──────── DATASET CONTENT

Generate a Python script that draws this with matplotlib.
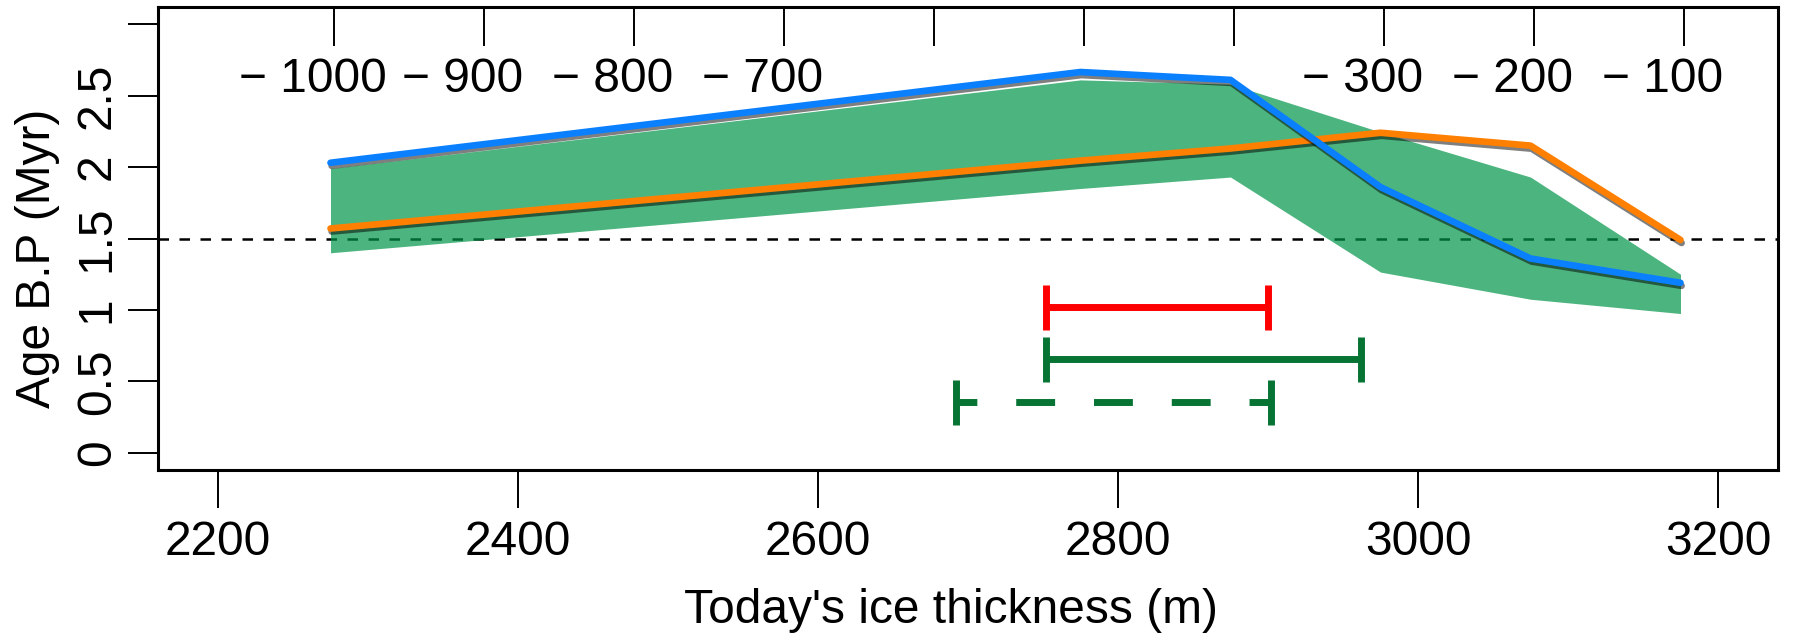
import matplotlib
matplotlib.use("Agg")
import matplotlib.pyplot as plt
import matplotlib.patheffects as pe

# ===================================
# Data
# ===================================

thickness = [2275, 2775, 2875, 2975, 3075, 3175]

age_blue = [2.03, 2.665, 2.61, 1.86, 1.36, 1.19]
age_orange = [1.57, 2.045, 2.13, 2.24, 2.15, 1.49]
band_upper = [1.99, 2.61, 2.58, 2.245, 1.93, 1.25]
band_lower = [1.40, 1.85, 1.93, 1.265, 1.075, 0.975]

# ranges (x from, x to, y level)
range_red = [2752, 2900, 1.02]
range_green = [2752, 2962, 0.655]
range_green_dashed = [2692, 2902, 0.355]

top_ticks = [2277, 2377, 2477, 2577, 2677, 2777, 2877, 2977, 3077, 3177]
top_labels = ["1000", "900", "800", "700", "", "", "", "300", "200", "100"]

x_ticks = [2200, 2400, 2600, 2800, 3000, 3200]
y_ticks = [0, 0.5, 1, 1.5, 2, 2.5, 3]
y_tick_labels = ["0", "0.5", "1", "1.5", "2", "2.5", ""]

# ===================================
# Figure
# ===================================

plt.rcParams["font.family"] = ["Liberation Sans", "DejaVu Sans"]
FS = 34.5

fig = plt.figure(figsize=(17.94, 6.34), dpi=100)
ax = fig.add_axes([158 / 1794, (634 - 470) / 634, (1778 - 158) / 1794, (470 - 7) / 634])

ax.axhline(1.5, color="black", lw=1.8, linestyle=(0, (4.2, 4.2)), zorder=1)

ax.fill_between(thickness, band_lower, band_upper, color="#009548",
                alpha=0.7, lw=0, zorder=2)

shadow = [pe.SimpleLineShadow(offset=(0.8, -2.2), shadow_color="black", alpha=0.5),
          pe.Normal()]

ax.plot(thickness, age_blue, color="#0A80FF", lw=4.8, zorder=4,
        solid_capstyle="round", solid_joinstyle="round", path_effects=shadow)
ax.plot(thickness, age_orange, color="#FF8000", lw=4.8, zorder=3,
        solid_capstyle="round", solid_joinstyle="round", path_effects=shadow)

# ===================================
# Range bars
# ===================================

cap = 0.158


def range_bar(r, color, style="solid"):
    ax.plot([r[0], r[1]], [r[2], r[2]], color=color, lw=5, linestyle=style,
            solid_capstyle="butt", dash_capstyle="butt", zorder=3)
    ax.vlines([r[0], r[1]], r[2] - cap, r[2] + cap, color=color, lw=5, zorder=3)


range_bar(range_red, "#FF0000")
range_bar(range_green, "#077434")
range_bar(range_green_dashed, "#077434", style=(2.6, (5.6, 5.6)))

# ===================================
# Axes
# ===================================

ax.set_xlim(2160, 3240)
ax.set_ylim(-0.12, 3.12)

ax.set_xticks(x_ticks)
ax.set_xticklabels([str(v) for v in x_ticks])
ax.set_yticks(y_ticks)
ax.set_yticklabels(y_tick_labels)

ax.tick_params(axis="x", length=27, width=1.4, pad=9, labelsize=FS)
ax.tick_params(axis="y", length=21.5, width=1.4, pad=6, labelsize=FS,
               labelrotation=90)
for lab in ax.get_yticklabels():
    lab.set_va("center")

for sp in ax.spines.values():
    sp.set_linewidth(2.2)

top = ax.secondary_xaxis("top")
top.set_xticks(top_ticks)
top.set_xticklabels([])
top.tick_params(direction="in", length=28, width=1.4)

for xt, lab in zip(top_ticks, top_labels):
    if lab == "":
        continue
    ax.annotate("\u2212 " + lab, xy=(xt, 0.8164), xycoords=("data", "axes fraction"),
                xytext=(len(lab) * 0.556 * FS / 2, 0), textcoords="offset points",
                ha="right", va="baseline", fontsize=FS)

fig.text(50 / 1794, 1 - 258 / 634, "Age B.P (Myr)", rotation=90,
         rotation_mode="anchor", ha="center", va="baseline", fontsize=FS)
fig.text(951 / 1794, (634 - 623) / 634, "Today's ice thickness (m)",
         ha="center", va="baseline", fontsize=FS)

plt.savefig("out.png", dpi=100)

────────────────

STATED PROBLEM |
Skip every picture and transcribe the data above exactly.

FINISHED TASK |
Generate a Python script that draws this with matplotlib.
import matplotlib
matplotlib.use("Agg")
import matplotlib.pyplot as plt
import matplotlib.patheffects as pe

# ===================================
# Data
# ===================================

thickness = [2275, 2775, 2875, 2975, 3075, 3175]

age_blue = [2.03, 2.665, 2.61, 1.86, 1.36, 1.19]
age_orange = [1.57, 2.045, 2.13, 2.24, 2.15, 1.49]
band_upper = [1.99, 2.61, 2.58, 2.245, 1.93, 1.25]
band_lower = [1.40, 1.85, 1.93, 1.265, 1.075, 0.975]

# ranges (x from, x to, y level)
range_red = [2752, 2900, 1.02]
range_green = [2752, 2962, 0.655]
range_green_dashed = [2692, 2902, 0.355]

top_ticks = [2277, 2377, 2477, 2577, 2677, 2777, 2877, 2977, 3077, 3177]
top_labels = ["1000", "900", "800", "700", "", "", "", "300", "200", "100"]

x_ticks = [2200, 2400, 2600, 2800, 3000, 3200]
y_ticks = [0, 0.5, 1, 1.5, 2, 2.5, 3]
y_tick_labels = ["0", "0.5", "1", "1.5", "2", "2.5", ""]

# ===================================
# Figure
# ===================================

plt.rcParams["font.family"] = ["Liberation Sans", "DejaVu Sans"]
FS = 34.5

fig = plt.figure(figsize=(17.94, 6.34), dpi=100)
ax = fig.add_axes([158 / 1794, (634 - 470) / 634, (1778 - 158) / 1794, (470 - 7) / 634])

ax.axhline(1.5, color="black", lw=1.8, linestyle=(0, (4.2, 4.2)), zorder=1)

ax.fill_between(thickness, band_lower, band_upper, color="#009548",
                alpha=0.7, lw=0, zorder=2)

shadow = [pe.SimpleLineShadow(offset=(0.8, -2.2), shadow_color="black", alpha=0.5),
          pe.Normal()]

ax.plot(thickness, age_blue, color="#0A80FF", lw=4.8, zorder=4,
        solid_capstyle="round", solid_joinstyle="round", path_effects=shadow)
ax.plot(thickness, age_orange, color="#FF8000", lw=4.8, zorder=3,
        solid_capstyle="round", solid_joinstyle="round", path_effects=shadow)

# ===================================
# Range bars
# ===================================

cap = 0.158


def range_bar(r, color, style="solid"):
    ax.plot([r[0], r[1]], [r[2], r[2]], color=color, lw=5, linestyle=style,
            solid_capstyle="butt", dash_capstyle="butt", zorder=3)
    ax.vlines([r[0], r[1]], r[2] - cap, r[2] + cap, color=color, lw=5, zorder=3)


range_bar(range_red, "#FF0000")
range_bar(range_green, "#077434")
range_bar(range_green_dashed, "#077434", style=(2.6, (5.6, 5.6)))

# ===================================
# Axes
# ===================================

ax.set_xlim(2160, 3240)
ax.set_ylim(-0.12, 3.12)

ax.set_xticks(x_ticks)
ax.set_xticklabels([str(v) for v in x_ticks])
ax.set_yticks(y_ticks)
ax.set_yticklabels(y_tick_labels)

ax.tick_params(axis="x", length=27, width=1.4, pad=9, labelsize=FS)
ax.tick_params(axis="y", length=21.5, width=1.4, pad=6, labelsize=FS,
               labelrotation=90)
for lab in ax.get_yticklabels():
    lab.set_va("center")

for sp in ax.spines.values():
    sp.set_linewidth(2.2)

top = ax.secondary_xaxis("top")
top.set_xticks(top_ticks)
top.set_xticklabels([])
top.tick_params(direction="in", length=28, width=1.4)

for xt, lab in zip(top_ticks, top_labels):
    if lab == "":
        continue
    ax.annotate("\u2212 " + lab, xy=(xt, 0.8164), xycoords=("data", "axes fraction"),
                xytext=(len(lab) * 0.556 * FS / 2, 0), textcoords="offset points",
                ha="right", va="baseline", fontsize=FS)

fig.text(50 / 1794, 1 - 258 / 634, "Age B.P (Myr)", rotation=90,
         rotation_mode="anchor", ha="center", va="baseline", fontsize=FS)
fig.text(951 / 1794, (634 - 623) / 634, "Today's ice thickness (m)",
         ha="center", va="baseline", fontsize=FS)

plt.savefig("out.png", dpi=100)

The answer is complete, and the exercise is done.